Tom Lieberum comments on Hypothesis: gradient descent prefers general circuits

Tom Lieberum 11 Feb 2022 12:21 UTC
LW: 3 AF: 3
AF
So I ran some experiments for the permutation group S_5 with the task x o y = ?

Interestingly here increasing the learning rate just never works. I’m very confused.
- Rohin Shah 11 Feb 2022 13:16 UTC
  LW: 3 AF: 3
  AF Parent
  Also interestingly, in the default setting for these new experiments, grokking happens in ~1000 steps while memorization happens in ~1500 steps, so the grokking is already faster than the memorization, in stark contrast to the graphs in the original post.
  (This does depend on when you start the counter for grokking, as there’s a long period of slowly increasing validation accuracy. You could reasonably say grokking took ~2500 steps.)

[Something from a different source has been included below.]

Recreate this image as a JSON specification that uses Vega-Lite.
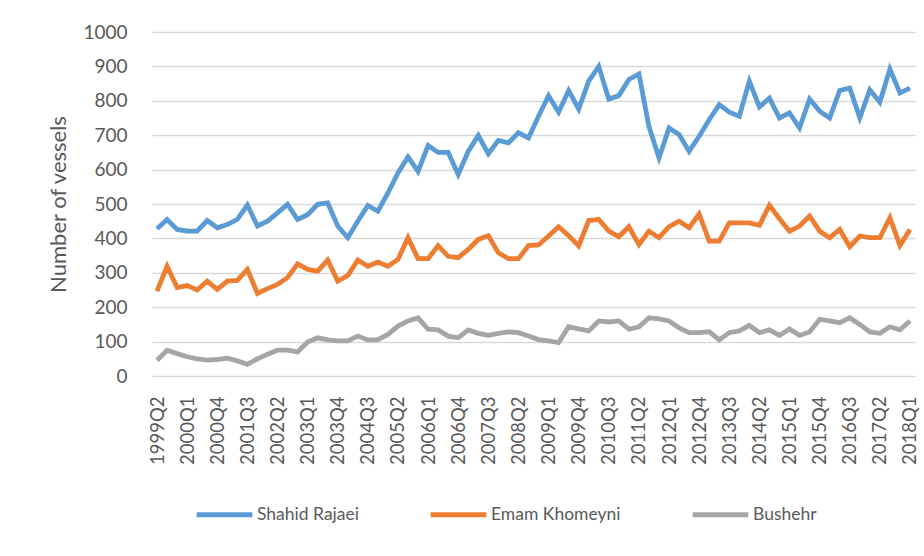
{
  "$schema": "https://vega.github.io/schema/vega-lite/v6.json",
  "width": 763,
  "height": 344,
  "autosize": {"type": "none"},
  "padding": {"left": 152, "top": 32, "right": 9, "bottom": 180},
  "background": "white",
  "config": {
    "font": "Lato",
    "view": {"stroke": null},
    "axis": {"labelColor": "#595959", "titleColor": "#595959", "labelFont": "Lato", "titleFont": "Lato"},
    "legend": {"labelFont": "Lato", "labelColor": "#595959"}
  },
  "data": {
    "values": [
      {"q":"1999Q2","Shahid Rajaei":428,"Emam Khomeyni":247,"Bushehr":46},
      {"q":"1999Q3","Shahid Rajaei":455,"Emam Khomeyni":319,"Bushehr":75},
      {"q":"1999Q4","Shahid Rajaei":426,"Emam Khomeyni":257,"Bushehr":65},
      {"q":"2000Q1","Shahid Rajaei":421,"Emam Khomeyni":263,"Bushehr":56},
      {"q":"2000Q2","Shahid Rajaei":421,"Emam Khomeyni":250,"Bushehr":50},
      {"q":"2000Q3","Shahid Rajaei":452,"Emam Khomeyni":276,"Bushehr":46},
      {"q":"2000Q4","Shahid Rajaei":431,"Emam Khomeyni":252,"Bushehr":48},
      {"q":"2001Q1","Shahid Rajaei":440,"Emam Khomeyni":276,"Bushehr":52},
      {"q":"2001Q2","Shahid Rajaei":455,"Emam Khomeyni":278,"Bushehr":44},
      {"q":"2001Q3","Shahid Rajaei":497,"Emam Khomeyni":310,"Bushehr":34},
      {"q":"2001Q4","Shahid Rajaei":436,"Emam Khomeyni":240,"Bushehr":50},
      {"q":"2002Q1","Shahid Rajaei":450,"Emam Khomeyni":254,"Bushehr":63},
      {"q":"2002Q2","Shahid Rajaei":474,"Emam Khomeyni":266,"Bushehr":75},
      {"q":"2002Q3","Shahid Rajaei":499,"Emam Khomeyni":286,"Bushehr":75},
      {"q":"2002Q4","Shahid Rajaei":455,"Emam Khomeyni":326,"Bushehr":70},
      {"q":"2003Q1","Shahid Rajaei":469,"Emam Khomeyni":310,"Bushehr":99},
      {"q":"2003Q2","Shahid Rajaei":499,"Emam Khomeyni":305,"Bushehr":111},
      {"q":"2003Q3","Shahid Rajaei":503,"Emam Khomeyni":337,"Bushehr":105},
      {"q":"2003Q4","Shahid Rajaei":436,"Emam Khomeyni":276,"Bushehr":102},
      {"q":"2004Q1","Shahid Rajaei":402,"Emam Khomeyni":292,"Bushehr":102},
      {"q":"2004Q2","Shahid Rajaei":450,"Emam Khomeyni":337,"Bushehr":116},
      {"q":"2004Q3","Shahid Rajaei":496,"Emam Khomeyni":319,"Bushehr":105},
      {"q":"2004Q4","Shahid Rajaei":479,"Emam Khomeyni":331,"Bushehr":106},
      {"q":"2005Q1","Shahid Rajaei":532,"Emam Khomeyni":319,"Bushehr":121},
      {"q":"2005Q2","Shahid Rajaei":590,"Emam Khomeyni":339,"Bushehr":145},
      {"q":"2005Q3","Shahid Rajaei":637,"Emam Khomeyni":402,"Bushehr":160},
      {"q":"2005Q4","Shahid Rajaei":595,"Emam Khomeyni":341,"Bushehr":169},
      {"q":"2006Q1","Shahid Rajaei":670,"Emam Khomeyni":341,"Bushehr":136},
      {"q":"2006Q2","Shahid Rajaei":650,"Emam Khomeyni":379,"Bushehr":134},
      {"q":"2006Q3","Shahid Rajaei":650,"Emam Khomeyni":348,"Bushehr":116},
      {"q":"2006Q4","Shahid Rajaei":586,"Emam Khomeyni":344,"Bushehr":111},
      {"q":"2007Q1","Shahid Rajaei":653,"Emam Khomeyni":368,"Bushehr":134},
      {"q":"2007Q2","Shahid Rajaei":699,"Emam Khomeyni":397,"Bushehr":124},
      {"q":"2007Q3","Shahid Rajaei":646,"Emam Khomeyni":408,"Bushehr":118},
      {"q":"2007Q4","Shahid Rajaei":685,"Emam Khomeyni":358,"Bushehr":124},
      {"q":"2008Q1","Shahid Rajaei":678,"Emam Khomeyni":341,"Bushehr":128},
      {"q":"2008Q2","Shahid Rajaei":707,"Emam Khomeyni":341,"Bushehr":126},
      {"q":"2008Q3","Shahid Rajaei":692,"Emam Khomeyni":379,"Bushehr":116},
      {"q":"2008Q4","Shahid Rajaei":755,"Emam Khomeyni":381,"Bushehr":106},
      {"q":"2009Q1","Shahid Rajaei":815,"Emam Khomeyni":407,"Bushehr":102},
      {"q":"2009Q2","Shahid Rajaei":767,"Emam Khomeyni":434,"Bushehr":97},
      {"q":"2009Q3","Shahid Rajaei":830,"Emam Khomeyni":408,"Bushehr":143},
      {"q":"2009Q4","Shahid Rajaei":776,"Emam Khomeyni":378,"Bushehr":137},
      {"q":"2010Q1","Shahid Rajaei":857,"Emam Khomeyni":452,"Bushehr":131},
      {"q":"2010Q2","Shahid Rajaei":900,"Emam Khomeyni":455,"Bushehr":160},
      {"q":"2010Q3","Shahid Rajaei":805,"Emam Khomeyni":421,"Bushehr":157},
      {"q":"2010Q4","Shahid Rajaei":815,"Emam Khomeyni":405,"Bushehr":160},
      {"q":"2011Q1","Shahid Rajaei":862,"Emam Khomeyni":434,"Bushehr":136},
      {"q":"2011Q2","Shahid Rajaei":878,"Emam Khomeyni":382,"Bushehr":143},
      {"q":"2011Q3","Shahid Rajaei":725,"Emam Khomeyni":421,"Bushehr":169},
      {"q":"2011Q4","Shahid Rajaei":634,"Emam Khomeyni":402,"Bushehr":166},
      {"q":"2012Q1","Shahid Rajaei":721,"Emam Khomeyni":434,"Bushehr":160},
      {"q":"2012Q2","Shahid Rajaei":702,"Emam Khomeyni":450,"Bushehr":140},
      {"q":"2012Q3","Shahid Rajaei":653,"Emam Khomeyni":431,"Bushehr":126},
      {"q":"2012Q4","Shahid Rajaei":697,"Emam Khomeyni":471,"Bushehr":126},
      {"q":"2013Q1","Shahid Rajaei":745,"Emam Khomeyni":392,"Bushehr":129},
      {"q":"2013Q2","Shahid Rajaei":789,"Emam Khomeyni":392,"Bushehr":105},
      {"q":"2013Q3","Shahid Rajaei":767,"Emam Khomeyni":445,"Bushehr":126},
      {"q":"2013Q4","Shahid Rajaei":755,"Emam Khomeyni":445,"Bushehr":131},
      {"q":"2014Q1","Shahid Rajaei":857,"Emam Khomeyni":445,"Bushehr":147},
      {"q":"2014Q2","Shahid Rajaei":782,"Emam Khomeyni":438,"Bushehr":126},
      {"q":"2014Q3","Shahid Rajaei":808,"Emam Khomeyni":496,"Bushehr":134},
      {"q":"2014Q4","Shahid Rajaei":750,"Emam Khomeyni":457,"Bushehr":118},
      {"q":"2015Q1","Shahid Rajaei":765,"Emam Khomeyni":421,"Bushehr":137},
      {"q":"2015Q2","Shahid Rajaei":721,"Emam Khomeyni":436,"Bushehr":118},
      {"q":"2015Q3","Shahid Rajaei":805,"Emam Khomeyni":465,"Bushehr":128},
      {"q":"2015Q4","Shahid Rajaei":770,"Emam Khomeyni":421,"Bushehr":165},
      {"q":"2016Q1","Shahid Rajaei":750,"Emam Khomeyni":402,"Bushehr":160},
      {"q":"2016Q2","Shahid Rajaei":830,"Emam Khomeyni":426,"Bushehr":155},
      {"q":"2016Q3","Shahid Rajaei":837,"Emam Khomeyni":376,"Bushehr":169},
      {"q":"2016Q4","Shahid Rajaei":750,"Emam Khomeyni":407,"Bushehr":150},
      {"q":"2017Q1","Shahid Rajaei":832,"Emam Khomeyni":402,"Bushehr":128},
      {"q":"2017Q2","Shahid Rajaei":796,"Emam Khomeyni":402,"Bushehr":124},
      {"q":"2017Q3","Shahid Rajaei":892,"Emam Khomeyni":460,"Bushehr":143},
      {"q":"2017Q4","Shahid Rajaei":823,"Emam Khomeyni":379,"Bushehr":134},
      {"q":"2018Q1","Shahid Rajaei":837,"Emam Khomeyni":426,"Bushehr":160}
    ]
  },
  "transform": [
    {"fold": ["Shahid Rajaei", "Emam Khomeyni", "Bushehr"], "as": ["port", "n"]}
  ],
  "mark": {"type": "line", "strokeWidth": 4.8, "strokeJoin": "miter"},
  "encoding": {
    "x": {
      "field": "q", "type": "ordinal", "sort": null,
      "scale": {"type": "point", "padding": 0.5},
      "axis": {
        "title": null,
        "values": ["1999Q2","2000Q1","2000Q4","2001Q3","2002Q2","2003Q1","2003Q4","2004Q3","2005Q2","2006Q1","2006Q4","2007Q3","2008Q2","2009Q1","2009Q4","2010Q3","2011Q2","2012Q1","2012Q4","2013Q3","2014Q2","2015Q1","2015Q4","2016Q3","2017Q2","2018Q1"],
        "labelAngle": -90, "labelAlign": "right", "labelBaseline": "middle",
        "labelFontSize": 18.5, "labelPadding": 20,
        "domain": false, "ticks": false, "grid": false, "labelOverlap": false
      }
    },
    "y": {
      "field": "n", "type": "quantitative",
      "scale": {"domain": [0, 1000], "nice": false},
      "axis": {
        "title": "Number of vessels", "titleFontSize": 22, "titleFontWeight": "normal", "titlePadding": 12,
        "values": [0,100,200,300,400,500,600,700,800,900,1000],
        "format": "d",
        "labelFontSize": 19, "labelPadding": 25,
        "domain": false, "ticks": false,
        "grid": true, "gridColor": "#d9d9d9", "gridWidth": 1.3
      }
    },
    "color": {
      "field": "port", "type": "nominal",
      "sort": ["Shahid Rajaei", "Emam Khomeyni", "Bushehr"],
      "scale": {"domain": ["Shahid Rajaei", "Emam Khomeyni", "Bushehr"], "range": ["#5B9BD5", "#ED7D31", "#A5A5A5"]},
      "legend": {
        "title": null, "orient": "none", "legendX": 42, "legendY": 452, "direction": "horizontal",
        "symbolType": "stroke", "symbolSize": 3100, "symbolStrokeWidth": 5,
        "labelFontSize": 17.5, "columnPadding": 61, "labelOffset": 2
      }
    }
  }
}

  - Tom Lieberum 11 Feb 2022 13:45 UTC
    LW: 3 AF: 2
    AF Parent
    Oh I thought figure 1 was S5 but it actually is modular division. I’ll give that a go..
    
    Here are results for modular division. Not super sure what to make of them. Small increases in learning rate work, but so does just choosing a larger learning rate from the beginning. In fact, increasing lr to 5x from the beginning works super well but switching to 5x once grokking arguably starts just destroys any progress. 10x lr from the start does not work (nor when switching later)
    
    So maybe the initial observation is more a general/global property of the loss landscape for the task and not of the particular region during grokking?
    - Rohin Shah 12 Feb 2022 9:40 UTC
      LW: 3 AF: 1
      AF Parent
      Yeah, that seems right, I think I’m basically at “no, you can’t just 10x the learning rate once grokking starts”.
    - gwern 12 Feb 2022 1:09 UTC
      3 points
      Parent
      Increasing regularization (weight decay in this instance) might rescue the ones which don’t work.
      - Tom Lieberum 12 Feb 2022 10:57 UTC
        1 point
        Parent
        I tried increasing weight decay and increased batch sizes but so far no real success compared to 5x lr. Not going to investigate this further atm.